The answer, backed by twelve distinct metrics across two benchmarks, is a qualified no.
Consistency Is Basically Flat
The most striking number in the dataset: consistency improvement over time shows a correlation of r=0.02 (where 1.0 would mean perfect correlation). That's statistical noise. Despite models getting measurably smarter, they aren't getting measurably more predictable in how they complete tasks.
This matters because real-world AI agent use depends on predictability. A coding assistant that gets the right answer 70% of the time but fails in unpredictable ways is harder to trust than one that gets 60% right but fails consistently in known patterns.
The accuracy-to-time correlation sits at just 0.06 points per year. Models are improving, but slowly, and the reliability gap isn't closing.
The Scoreboard
Overall reliability scores across all benchmarks:
- Gemini 3.0 Pro: 85.2%
- Claude Opus 4.5: 84.6%
- Claude Sonnet 4.5: 82.6%
- GPT-5.2 (extra-high compute): 81.3%
- Gemini 2.5 Pro: 78.6%
Claude Opus 4.5 leads on predictability (84.2%) while Gemini 3.0 Pro takes the top overall spot.
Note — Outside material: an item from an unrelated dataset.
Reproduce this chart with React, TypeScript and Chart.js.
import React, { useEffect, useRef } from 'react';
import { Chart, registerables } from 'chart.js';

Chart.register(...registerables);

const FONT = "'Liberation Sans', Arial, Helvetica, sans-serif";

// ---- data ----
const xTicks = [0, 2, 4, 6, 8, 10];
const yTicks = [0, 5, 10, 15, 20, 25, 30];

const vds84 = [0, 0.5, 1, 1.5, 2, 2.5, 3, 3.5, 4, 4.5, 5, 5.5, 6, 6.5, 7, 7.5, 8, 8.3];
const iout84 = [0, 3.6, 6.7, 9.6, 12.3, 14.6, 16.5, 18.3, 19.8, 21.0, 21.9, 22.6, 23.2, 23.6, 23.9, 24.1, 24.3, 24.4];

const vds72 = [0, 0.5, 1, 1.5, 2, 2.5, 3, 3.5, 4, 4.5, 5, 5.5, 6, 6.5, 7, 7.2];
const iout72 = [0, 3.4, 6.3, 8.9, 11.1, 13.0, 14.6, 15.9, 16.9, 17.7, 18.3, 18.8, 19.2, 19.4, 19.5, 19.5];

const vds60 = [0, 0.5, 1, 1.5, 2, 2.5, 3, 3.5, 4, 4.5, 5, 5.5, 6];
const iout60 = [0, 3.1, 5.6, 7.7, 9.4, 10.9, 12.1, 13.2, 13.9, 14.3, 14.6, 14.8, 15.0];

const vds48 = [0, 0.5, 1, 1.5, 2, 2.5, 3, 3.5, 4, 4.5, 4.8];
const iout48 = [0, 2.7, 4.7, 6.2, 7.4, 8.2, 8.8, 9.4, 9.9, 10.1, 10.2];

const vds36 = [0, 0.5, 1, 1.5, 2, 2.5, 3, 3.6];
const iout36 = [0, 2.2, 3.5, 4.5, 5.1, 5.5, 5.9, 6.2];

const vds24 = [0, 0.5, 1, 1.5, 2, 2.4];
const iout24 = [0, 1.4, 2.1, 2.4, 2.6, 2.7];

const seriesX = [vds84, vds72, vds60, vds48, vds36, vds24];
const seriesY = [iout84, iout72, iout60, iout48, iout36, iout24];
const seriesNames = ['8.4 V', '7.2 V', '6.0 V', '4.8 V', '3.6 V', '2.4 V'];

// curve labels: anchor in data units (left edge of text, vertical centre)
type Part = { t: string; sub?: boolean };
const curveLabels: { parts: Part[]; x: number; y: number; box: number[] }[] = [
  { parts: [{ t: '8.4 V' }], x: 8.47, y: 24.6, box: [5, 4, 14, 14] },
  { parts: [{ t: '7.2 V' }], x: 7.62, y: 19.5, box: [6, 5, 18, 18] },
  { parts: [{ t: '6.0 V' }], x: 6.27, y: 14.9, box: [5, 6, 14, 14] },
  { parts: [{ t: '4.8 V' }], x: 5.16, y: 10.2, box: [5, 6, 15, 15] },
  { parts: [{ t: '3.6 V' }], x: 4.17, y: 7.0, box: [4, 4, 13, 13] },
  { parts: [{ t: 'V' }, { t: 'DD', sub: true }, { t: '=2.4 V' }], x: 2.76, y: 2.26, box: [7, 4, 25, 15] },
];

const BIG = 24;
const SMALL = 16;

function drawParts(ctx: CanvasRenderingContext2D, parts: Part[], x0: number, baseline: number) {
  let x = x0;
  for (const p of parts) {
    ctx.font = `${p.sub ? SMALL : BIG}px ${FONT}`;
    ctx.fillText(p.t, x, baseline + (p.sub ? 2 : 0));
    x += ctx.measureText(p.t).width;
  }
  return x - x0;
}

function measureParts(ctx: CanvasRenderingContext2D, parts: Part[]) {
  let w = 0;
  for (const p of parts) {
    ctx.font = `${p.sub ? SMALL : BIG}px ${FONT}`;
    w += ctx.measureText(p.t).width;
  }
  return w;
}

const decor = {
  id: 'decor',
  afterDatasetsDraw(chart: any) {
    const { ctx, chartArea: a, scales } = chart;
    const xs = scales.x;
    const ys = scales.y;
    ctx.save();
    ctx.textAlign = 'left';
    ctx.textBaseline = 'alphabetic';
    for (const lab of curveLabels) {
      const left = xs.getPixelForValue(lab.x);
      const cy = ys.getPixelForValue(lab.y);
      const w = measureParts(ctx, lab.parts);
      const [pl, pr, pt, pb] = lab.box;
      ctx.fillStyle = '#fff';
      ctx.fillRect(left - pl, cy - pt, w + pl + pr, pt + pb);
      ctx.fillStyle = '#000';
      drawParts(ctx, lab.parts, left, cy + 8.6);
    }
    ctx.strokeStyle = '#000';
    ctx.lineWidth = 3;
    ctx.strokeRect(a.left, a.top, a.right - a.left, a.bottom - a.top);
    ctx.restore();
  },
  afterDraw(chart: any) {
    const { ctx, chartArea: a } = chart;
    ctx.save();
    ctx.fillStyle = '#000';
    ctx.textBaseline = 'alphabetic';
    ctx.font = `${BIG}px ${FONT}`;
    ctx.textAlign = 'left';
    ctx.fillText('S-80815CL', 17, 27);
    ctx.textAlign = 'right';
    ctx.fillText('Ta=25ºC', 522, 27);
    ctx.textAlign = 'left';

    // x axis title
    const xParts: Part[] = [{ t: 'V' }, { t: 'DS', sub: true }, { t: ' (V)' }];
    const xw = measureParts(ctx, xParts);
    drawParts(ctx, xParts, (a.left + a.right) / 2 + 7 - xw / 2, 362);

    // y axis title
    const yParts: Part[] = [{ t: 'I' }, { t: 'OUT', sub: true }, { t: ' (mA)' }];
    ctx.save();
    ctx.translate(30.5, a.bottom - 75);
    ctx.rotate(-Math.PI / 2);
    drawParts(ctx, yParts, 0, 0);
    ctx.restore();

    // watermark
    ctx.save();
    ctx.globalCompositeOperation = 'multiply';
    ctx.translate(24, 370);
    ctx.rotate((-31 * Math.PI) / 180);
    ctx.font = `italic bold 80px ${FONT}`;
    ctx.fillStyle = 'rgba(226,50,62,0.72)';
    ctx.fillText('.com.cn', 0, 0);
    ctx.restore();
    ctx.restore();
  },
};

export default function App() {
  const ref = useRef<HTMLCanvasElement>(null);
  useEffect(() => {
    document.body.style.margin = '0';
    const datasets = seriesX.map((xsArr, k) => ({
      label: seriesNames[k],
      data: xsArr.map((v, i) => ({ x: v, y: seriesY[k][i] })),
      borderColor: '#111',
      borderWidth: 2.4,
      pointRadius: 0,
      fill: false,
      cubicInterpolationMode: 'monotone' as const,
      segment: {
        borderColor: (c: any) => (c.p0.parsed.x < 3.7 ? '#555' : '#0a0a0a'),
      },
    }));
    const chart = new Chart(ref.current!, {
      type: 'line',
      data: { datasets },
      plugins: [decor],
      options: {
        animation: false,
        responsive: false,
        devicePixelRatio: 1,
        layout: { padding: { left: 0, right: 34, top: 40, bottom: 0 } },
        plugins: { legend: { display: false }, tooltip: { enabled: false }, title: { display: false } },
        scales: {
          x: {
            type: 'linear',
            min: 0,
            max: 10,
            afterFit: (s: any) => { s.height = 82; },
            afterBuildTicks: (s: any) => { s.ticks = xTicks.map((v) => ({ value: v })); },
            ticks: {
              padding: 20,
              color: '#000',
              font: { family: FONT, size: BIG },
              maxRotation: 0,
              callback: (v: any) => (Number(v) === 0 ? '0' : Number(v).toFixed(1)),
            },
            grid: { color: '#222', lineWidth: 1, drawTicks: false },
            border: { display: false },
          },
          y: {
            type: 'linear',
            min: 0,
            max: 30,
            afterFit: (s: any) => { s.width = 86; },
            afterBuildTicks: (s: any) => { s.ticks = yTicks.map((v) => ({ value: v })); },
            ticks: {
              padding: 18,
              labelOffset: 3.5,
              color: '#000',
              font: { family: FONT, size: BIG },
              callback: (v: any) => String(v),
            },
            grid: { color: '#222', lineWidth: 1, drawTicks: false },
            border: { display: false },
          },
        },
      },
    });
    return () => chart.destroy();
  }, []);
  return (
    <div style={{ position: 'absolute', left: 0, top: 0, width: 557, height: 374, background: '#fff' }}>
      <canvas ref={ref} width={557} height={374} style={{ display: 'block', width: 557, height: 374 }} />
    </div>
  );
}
Safety scores are uniformly high across all models, ranging from 93% to 99.8%, which suggests the industry has largely solved the "agent goes rogue" problem at least on standard benchmarks.
The interesting gap shows up in the GAIA benchmark (general agent reasoning). Claude Opus 4.5 hits 71.5% accuracy with 81.6% reliability. GPT-4 Turbo scores just 20% accuracy but still manages 75.7% reliability. Lower accuracy, but more predictable failures.
What This Means for People Using AI Agents
If you're building workflows around AI agents, this research suggests you should care less about which model topped the latest benchmark and more about how consistently it handles your specific task type.
The strong correlation between accuracy and reliability (r=0.95) means better models are generally more reliable. But the weak time correlation (r=0.72) means you shouldn't expect next quarter's model update to magically make your agent workflows more dependable. Reliability improvements are coming slower than accuracy improvements.
For anyone integrating AI agents into business processes, this data argues for building in verification layers and fallback logic rather than trusting that raw accuracy scores will keep climbing toward the point where checking becomes unnecessary. The tracker itself is worth bookmarking as an ongoing, model-agnostic resource for comparing agents on metrics that actually predict real-world performance.